The board signed off on the plan in principle months ago and is being asked tonight to finalize a deal with Regeneration Finance that district officials say will save SMMUSD slightly more than $1 million on electricity costs during the next 25 years.
Under the proposal, the district would provide space for the solar panels at nine campuses free of charge and would enter into a 25-year contract to purchase electricity from Regeneration. The company would agree to sell electricity to SMMUSD at $0.131 per kilowatt hour with an annual escalator of four percent.

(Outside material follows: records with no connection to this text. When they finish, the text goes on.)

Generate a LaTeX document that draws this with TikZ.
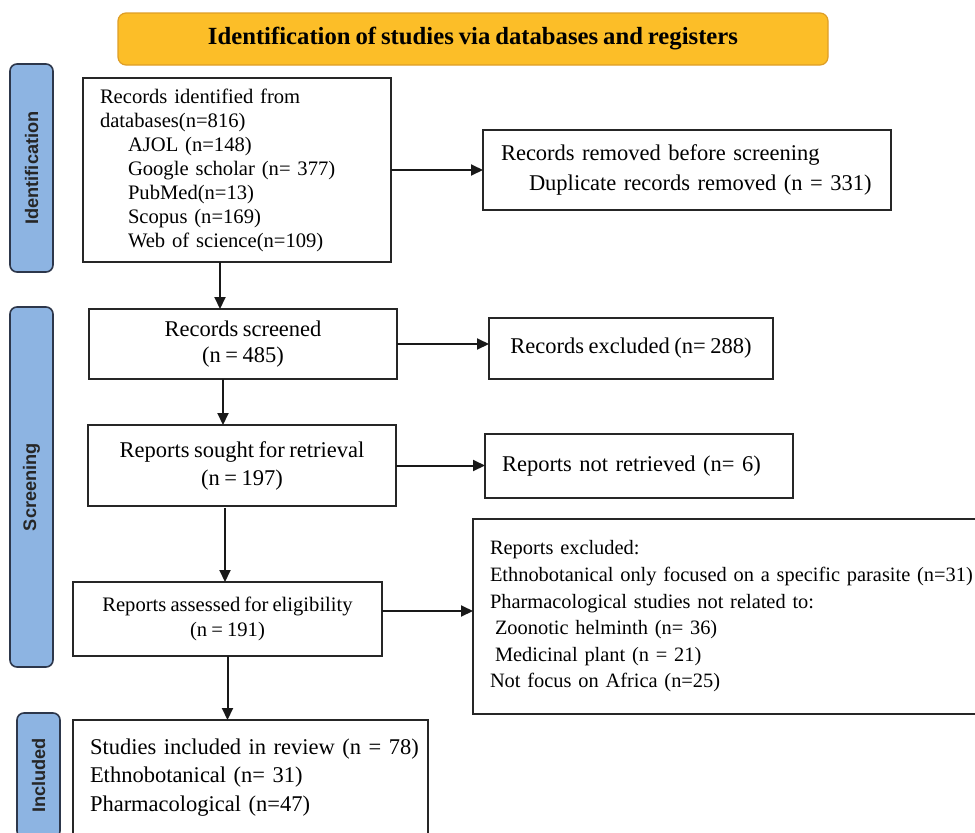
\documentclass[tikz,border=0pt]{standalone}
\usepackage{fontspec}
\setmainfont{Liberation Serif}[WordSpace=0.8]
\newfontfamily\sidefont{Liberation Sans}
\usepackage{tikz}
\usetikzlibrary{positioning, arrows.meta}

\definecolor{headfill}{RGB}{252,190,40}
\definecolor{headline}{RGB}{222,158,38}
\definecolor{phasefill}{RGB}{141,180,226}
\definecolor{phaseline}{RGB}{45,55,75}

\newcommand{\bigtxt}{\fontsize{22.5}{28}\selectfont}
\newcommand{\smalltxt}{\fontsize{20.6}{24}\selectfont}

\begin{document}
\begin{tikzpicture}[x=1pt, y=-1pt,
    box/.style={draw=black!85, line width=2pt, rectangle, inner ysep=0pt, outer sep=0pt},
    leftbox/.style={box, align=left, inner xsep=17pt},
    midbox/.style={box, align=center, inner xsep=0pt},
    phase/.style={draw=phaseline, fill=phasefill, line width=1.6pt, rounded corners=7pt,
        rotate=90, inner sep=0pt, outer sep=0pt, minimum height=43pt, text=black!85,
        font=\sidefont\bfseries\fontsize{18.2}{20}\selectfont},
    arr/.style={-{Triangle[length=12pt,width=11pt]}, line width=2pt, draw=black!90}]

    \useasboundingbox (0,0) rectangle (975,833);
    \clip (0,0) rectangle (975,833);

    % header and phase labels
    \node[draw=headline, fill=headfill, line width=1.2pt, rounded corners=8pt,
          minimum width=710pt, minimum height=52pt, inner sep=0pt,
          font=\bfseries\fontsize{24.7}{28}\selectfont] (head) at (473,39)
          {Identification of studies via databases and registers};
    \node[phase, minimum width=208pt] (identification) at (31.5,168) {Identification};
    \node[phase, minimum width=360pt] (screening) at (31.5,487) {Screening};
    \node[phase, minimum width=125pt] (includedlbl) at (38.5,775.5) {Included};

    % main column
    \node[leftbox, text width=274pt, minimum height=184pt, font=\smalltxt] (records) at (237,170)
        {Records identified from\\
         databases(n=816)\\
         \hspace*{28pt}AJOL (n=148)\\
         \hspace*{28pt}Google scholar (n= 377)\\
         \hspace*{28pt}PubMed(n=13)\\
         \hspace*{28pt}Scopus (n=169)\\
         \hspace*{28pt}Web of science(n=109)};
    \node[midbox, minimum width=308pt, minimum height=70pt, font=\fontsize{22.5}{26}\selectfont] (screened) at (243,344)
        {Records screened\\(n = 485)};
    \node[midbox, minimum width=308pt, minimum height=81pt, font=\bigtxt] (sought) at (242,465.5)
        {Reports sought for retrieval\\(n = 197)};
    \node[midbox, minimum width=309pt, minimum height=74pt, font=\fontsize{20.6}{25}\selectfont] (assessed) at (227.5,619)
        {Reports assessed for eligibility\\(n = 191)};
    \node[leftbox, text width=321pt, minimum height=115pt, font=\fontsize{22.5}{28.5}\selectfont] (included) at (250.5,777.5)
        {\mbox{Studies included in review (n = 78)}\\
         Ethnobotanical (n= 31)\\
         Pharmacological (n=47)};

    % side column
    \node[leftbox, inner xsep=18pt, text width=372pt, minimum height=80pt, font=\fontsize{22.5}{30}\selectfont] (removed) at (687,170)
        {Records removed before screening\\
         \hspace*{28pt}\mbox{Duplicate records removed (n = 331)}};
    \node[midbox, minimum width=284pt, minimum height=61pt, font=\bigtxt] (excluded) at (631,348.5)
        {Records excluded (n= 288)};
    \node[leftbox, text width=274pt, minimum height=64pt, font=\bigtxt] (notretrieved) at (639,466)
        {Reports not retrieved (n= 6)};
    \node[leftbox, text width=483pt, minimum height=195pt, font=\fontsize{20.4}{26.6}\selectfont] (excluded2) at (731.5,616.5)
        {Reports excluded:\\
         \mbox{Ethnobotanical only focused on a specific parasite (n=31)}\\
         Pharmacological studies not related to:\\
         \hspace*{5pt}Zoonotic helminth (n= 36)\\
         \hspace*{5pt}Medicinal plant (n = 21)\\
         Not focus on Africa (n=25)};

    % connectors
    \draw[arr] (records.east) -- (removed.west);
    \draw[arr] ([xshift=-17pt]records.south) -- ([xshift=-17pt]records.south |- screened.north);
    \draw[arr] (screened.east) -- (screened.east -| excluded.west);
    \draw[arr] ([xshift=-20pt]screened.south) -- ([xshift=-20pt]screened.south |- sought.north);
    \draw[arr] (sought.east) -- (sought.east -| notretrieved.west);
    \draw[arr] ([xshift=-17pt,yshift=-2pt]sought.south) -- ([xshift=-17pt]sought.south |- assessed.north);
    \draw[arr] ([yshift=8pt]assessed.east) -- ([yshift=8pt]assessed.east -| excluded2.west);
    \draw[arr] (assessed.south) -- (assessed.south |- included.north);
\end{tikzpicture}
\end{document}
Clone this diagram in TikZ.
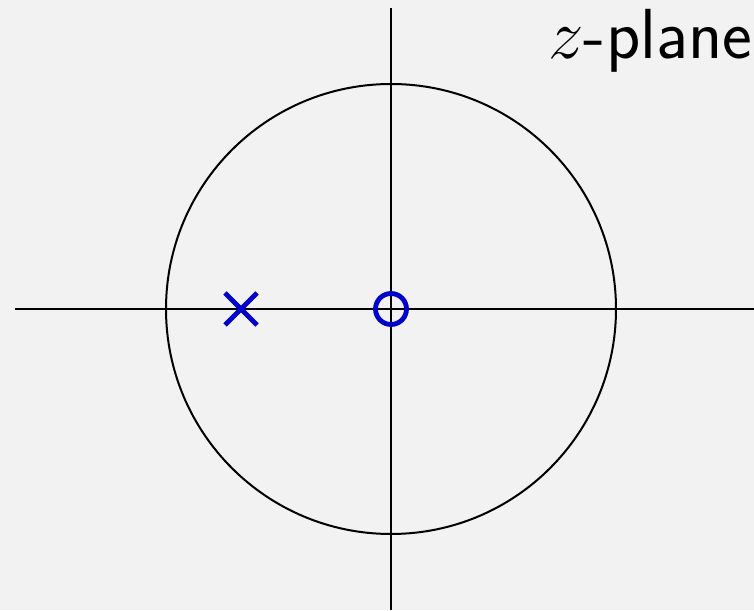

The proposal is expected to prevent 23,822 tons of greenhouse gases from being produced over the term of the deal.
“The nice thing about this for us is that we will have a guaranteed rate that we know we can budget for and not have to deal with the fluctuation in power costs,” said Superintendent Tim Cuneo.
Under the deal with Regeneration, a company called PermaCity would install and maintain the panels.
The proposed contract includes a handful of deal points board members suggested at an earlier meeting, Cuneo said, including an “educational component” to the project and a stipulation Regeneration should “use local labor where commercially practicable.”
“We don’t have any reservations or we would not have brought it forward,” Cuneo said of the proposal.
For Regeneration’s part, school campuses make profitable sites for solar panels in part because the best months for converting the sun’s rays into electricity are also the months when classrooms use the least amount of energy.
That allows the company to get a premium for excess electricity generated during the summer, according to Todd Friedman, Regeneration’s vice president of sales and business development.
“The value of the energy produced during the summer months is the highest,” he said.
The solar panels would be installed at the following campuses: Grant Elementary, Franklin Elementary, McKinley Elementary, Muir/SMASH, Rogers Elementary, Roosevelt Elementary, Cabrillo Elementary. Pt. Dume Elementary and Webster Elementary.